You can’t run a 24/7 operation on cheap consumer tech. Construction-grade GNSS hardware must be virtually indestructible. When advising your clients on how to implement your drafting models in the field, you need to understand the hardware ecosystem backing them up.

The brain of the operation is the GNSS receiver. These units must feature multi-frequency tracking capable of monitoring up to 60 satellites simultaneously. But computing power is nothing without physical durability.

Every receiver needs reliable and heavy-duty casing that can withstand bone-rattling vibration of dozer and excavators. This physical durability is necessary to avoid corruption of the internal data flow.

Here are some essential elements of a top-tier setup:

● Built-in Modems vs. External Radios:

Flexible communication is a common attribute of modern setups. For larger sites with cellular coverage, a built-in 4G/5G modem works like a charm using Virtual Reference Station (VRS) networks. But when it comes to remote locations, you will need a setup that can switch to external UHF radios. That’s how a system grabs signals from your local base station. The best hardware handles this switch automatically, without forcing the operator to navigate clunky menus.

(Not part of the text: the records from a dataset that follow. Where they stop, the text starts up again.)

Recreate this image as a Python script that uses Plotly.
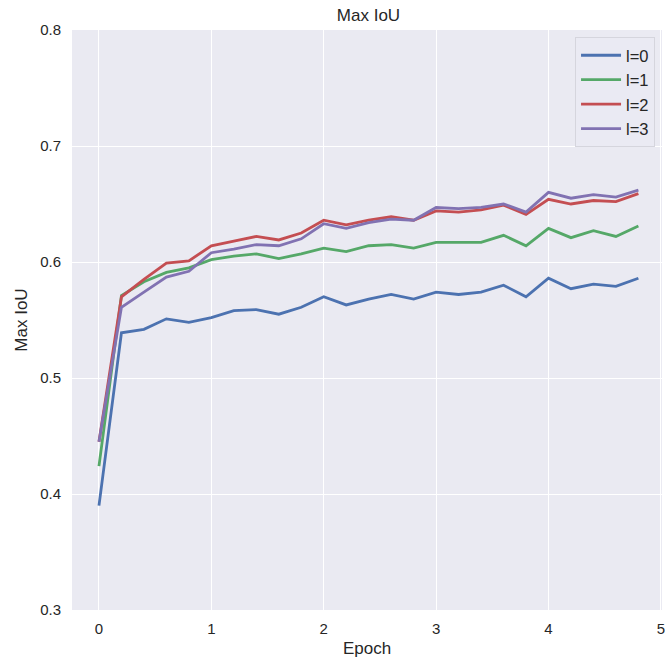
import plotly.graph_objects as go

epochs = [round(0.2 * i, 1) for i in range(25)]
l0 = [0.390, 0.539, 0.542, 0.551, 0.548, 0.552, 0.558, 0.559, 0.555, 0.561, 0.570, 0.563,
      0.568, 0.572, 0.568, 0.574, 0.572, 0.574, 0.580, 0.570, 0.586, 0.577, 0.581, 0.579, 0.586]
l1 = [0.424, 0.571, 0.583, 0.591, 0.595, 0.602, 0.605, 0.607, 0.603, 0.607, 0.612, 0.609,
      0.614, 0.615, 0.612, 0.617, 0.617, 0.617, 0.623, 0.614, 0.629, 0.621, 0.627, 0.622, 0.631]
l2 = [0.445, 0.570, 0.585, 0.599, 0.601, 0.614, 0.618, 0.622, 0.619, 0.625, 0.636, 0.632,
      0.636, 0.639, 0.636, 0.644, 0.643, 0.645, 0.649, 0.641, 0.654, 0.650, 0.653, 0.652, 0.659]
l3 = [0.445, 0.561, 0.574, 0.587, 0.592, 0.608, 0.611, 0.615, 0.614, 0.620, 0.633, 0.629,
      0.634, 0.637, 0.636, 0.647, 0.646, 0.647, 0.650, 0.643, 0.660, 0.655, 0.658, 0.656, 0.662]
names = ["l=0", "l=1", "l=2", "l=3"]
colors = ["#4C72B0", "#55A868", "#C44E52", "#8172B2"]

font = "Liberation Sans, Arial, sans-serif"
fig = go.Figure()
for name, ys, c in zip(names, [l0, l1, l2, l3], colors):
    fig.add_trace(go.Scatter(x=epochs, y=ys, mode="lines", name=name,
                             line=dict(color=c, width=2.8)))

fig.update_layout(
    width=665, height=664,
    margin=dict(l=72, r=0, t=30, b=54),
    paper_bgcolor="white", plot_bgcolor="#EAEAF2",
    font=dict(family=font, size=15, color="#262626"),
    title=dict(text="Max IoU", x=(72 + 593 / 2) / 665, xanchor="center",
               y=1 - 15 / 664, yanchor="middle", font=dict(size=17, color="#262626")),
    showlegend=True,
    legend=dict(x=1 - 7 / 593, y=1 - 7 / 580, xanchor="right", yanchor="top",
                bgcolor="rgba(234,234,242,0.8)", bordercolor="#D5D5DD", borderwidth=1,
                font=dict(size=16.5), tracegroupgap=0, itemwidth=40),
)
fig.update_xaxes(range=[-0.24, 5.01], tickvals=[0, 1, 2, 3, 4, 5], showgrid=True,
                 gridcolor="white", gridwidth=1.3, zeroline=False, showline=False,
                 ticks="", ticklabelstandoff=8, ticklabeloverflow="allow",
                 title=dict(text="Epoch", font=dict(size=17), standoff=6))
fig.update_yaxes(range=[0.3, 0.8], tickvals=[0.3, 0.4, 0.5, 0.6, 0.7, 0.8],
                 ticktext=["0.3", "0.4", "0.5", "0.6", "0.7", "0.8"], showgrid=True,
                 gridcolor="white", gridwidth=1.3, zeroline=False, showline=False,
                 ticks="", ticklabelstandoff=10,
                 title=dict(text="Max IoU", font=dict(size=17), standoff=8))

fig.write_html("out.html")
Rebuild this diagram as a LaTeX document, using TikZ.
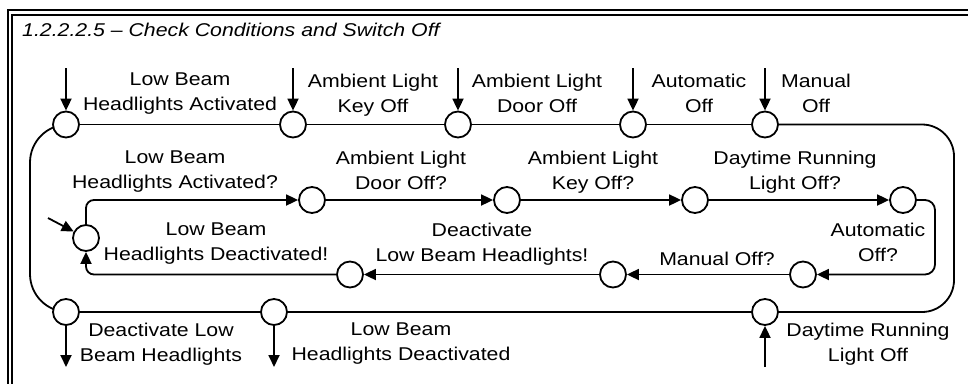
\documentclass[tikz,border=0pt]{standalone}
\usepackage{fontspec}
\setmainfont{Liberation Sans}[FakeStretch=1.15]
\usetikzlibrary{arrows.meta}
\pgfdeclarelayer{paper}
\pgfdeclarelayer{bg}
\pgfsetlayers{paper,bg,main}
\begin{document}
\begin{tikzpicture}[x=1pt,y=-1pt,
  st/.style={circle,draw,fill=white,line width=1.8pt,minimum size=26pt,inner sep=0pt},
  lbl/.style={anchor=north,align=center,inner sep=0pt,font=\fontsize{18.5}{25}\selectfont},
  ttl/.style={anchor=base west,inner sep=0pt,font=\fontsize{18.5}{22}\selectfont\itshape},
  con/.style={line width=1.8pt},
  arr/.style={con,-{Triangle[length=12pt,width=11pt]}},
  frm/.style={line width=1.6pt}]
\useasboundingbox (0,0) rectangle (968,383);
\begin{pgfonlayer}{paper}
\fill[white] (0,0) rectangle (968,383);
\end{pgfonlayer}
\clip (0,0) rectangle (968,383);
% frame
\draw[frm] (8,395) -- (8,10) -- (980,10);
\draw[frm] (12,395) -- (12,15) -- (980,15);
% title
\node[ttl] (title) at (22,36) {1.2.2.2.5 – Check Conditions and Switch Off};
% states
\node[st] (A1) at (66,124.5) {};
\node[st] (A2) at (293,124.5) {};
\node[st] (A3) at (458,124.5) {};
\node[st] (A4) at (633,124.5) {};
\node[st] (A5) at (765,124.5) {};
\node[st] (B1) at (312,200) {};
\node[st] (B2) at (507,200) {};
\node[st] (B3) at (695,200) {};
\node[st] (B4) at (903,200) {};
\node[st] (L) at (86,238) {};
\node[st] (C1) at (803,274.5) {};
\node[st] (C2) at (613,274.5) {};
\node[st] (C3) at (350,274.5) {};
\node[st] (D1) at (66,312) {};
\node[st] (D2) at (274,312) {};
\node[st] (D3) at (765,312) {};
% helper coordinates
\coordinate (TL) at (30,124.5);
\coordinate (BL) at (30,312);
\coordinate (TR) at (954,124.5);
\coordinate (BR) at (954,312);
\coordinate (K1) at (86,200);
\coordinate (K2) at (935,200);
\coordinate (K3) at (935,274.5);
\coordinate (K4) at (86,274.5);
\coordinate (iA1) at (66,68);
\coordinate (iA2) at (293,68);
\coordinate (iA3) at (458,68);
\coordinate (iA4) at (633,68);
\coordinate (iA5) at (765,68);
\coordinate (oD1) at (66,367);
\coordinate (oD2) at (274,367);
\coordinate (iD3) at (765,367);
\coordinate (iL) at (48,218);
% connectors
\begin{pgfonlayer}{bg}
\draw[con] (A1) -- (A2);
\draw[con] (A2) -- (A3);
\draw[con] (A3) -- (A4);
\draw[con] (A4) -- (A5);
\draw[con,rounded corners=32pt] (A5.center) -- (TR) -- (BR) -- (D3.center);
\draw[con] (D3) -- (D2);
\draw[con] (D2) -- (D1);
\draw[con,rounded corners=38pt] (D1.center) -- (BL) -- (TL) -- (A1.center);
\draw[arr] (iA1) -- (A1);
\draw[arr] (iA2) -- (A2);
\draw[arr] (iA3) -- (A3);
\draw[arr] (iA4) -- (A4);
\draw[arr] (iA5) -- (A5);
\draw[arr] (D1) -- (oD1);
\draw[arr] (D2) -- (oD2);
\draw[arr] (iD3) -- (D3);
\draw[arr,rounded corners=8pt] (L) -- (K1) -- (B1);
\draw[arr] (B1) -- (B2);
\draw[arr] (B2) -- (B3);
\draw[arr] (B3) -- (B4);
\draw[arr,rounded corners=10pt] (B4) -- (K2) -- (K3) -- (C1);
\draw[arr] (C1) -- (C2);
\draw[arr] (C2) -- (C3);
\draw[arr,rounded corners=8pt] (C3) -- (K4) -- (L);
\draw[arr] (iL) -- (L);
\end{pgfonlayer}
% labels
\node[lbl] (l1) at (180,73) {Low Beam\\Headlights Activated};
\node[lbl] (l2) at (373,74) {Ambient Light\\Key Off};
\node[lbl] (l3) at (537,74) {Ambient Light\\Door Off};
\node[lbl] (l4) at (699,74) {Automatic\\Off};
\node[lbl] (l5) at (816,74) {Manual\\Off};
\node[lbl] (l6) at (175,150.5) {Low Beam\\Headlights Activated?};
\node[lbl] (l7) at (401,150.5) {Ambient Light\\Door Off?};
\node[lbl] (l8) at (593,150.5) {Ambient Light\\Key Off?};
\node[lbl] (l9) at (795,150.5) {Daytime Running\\Light Off?};
\node[lbl] (l10) at (878,223) {Automatic\\Off?};
\node[lbl] (l11) at (717,252) {Manual Off?};
\node[lbl] (l12) at (216,223) {Low Beam\\Headlights Deactivated!};
\node[lbl] (l13) at (482,223) {Deactivate\\Low Beam Headlights!};
\node[lbl] (l14) at (161,323) {Deactivate Low\\Beam Headlights};
\node[lbl] (l15) at (401,323) {Low Beam\\Headlights Deactivated};
\node[lbl] (l16) at (868,323) {Daytime Running\\Light Off};
\end{tikzpicture}
\end{document}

● Dual GNSS Heading Systems:

A single antenna tells you where the machine is. Two antennas tell you exactly where the machine is pointing. Dual GNSS setups are crucial for excavators. By placing two antennas on the back of the machine, the system calculates the exact heading and pitch of the entire body. This allows the onboard computer to precisely calculate the position of the bucket teeth in three-dimensional space, regardless of how the tracks are physically oriented.

● Edge Configuration Technology:

Groundbreaking updates like the 3D-MC Edge configuration focus the processing power directly on the machine’s cutting edge. This dramatically improves the responsiveness of the hydraulics for fast-moving equipment like wheeled tractor-scrapers or motor graders. It ensures that even at high speeds, the blade adjusts instantly to the terrain, guaranteeing a perfect finish grade in record time.

The goal here is seamless, invisible technology. The operator shouldn’t be fighting with a controller or rebooting a receiver. They should be looking out the windshield, moving dirt. When the hardware is rugged, the firmware is updated over the air, and the data flows effortlessly from your drafting office straight to the ground, true 24/7 productivity isn’t just possible, it becomes the new baseline.

Everything About Translating 3D Models into Biting Edges

Let’s face the hard truth. A stunning, mathematically perfect, clash-free 3D model is basically just a fancy video game if it doesn’t communicate flawlessly with the heavy iron on the ground.

This is where construction drafting and modeling firms become indispensable. You aren’t just selling blueprints anymore. You are producing executable Digital Terrain Models (DTMs). But how exactly does that massive data file get from a dual-monitor CAD setup in an air-conditioned office to a vibrating cab in the middle of a muddy, midnight shift?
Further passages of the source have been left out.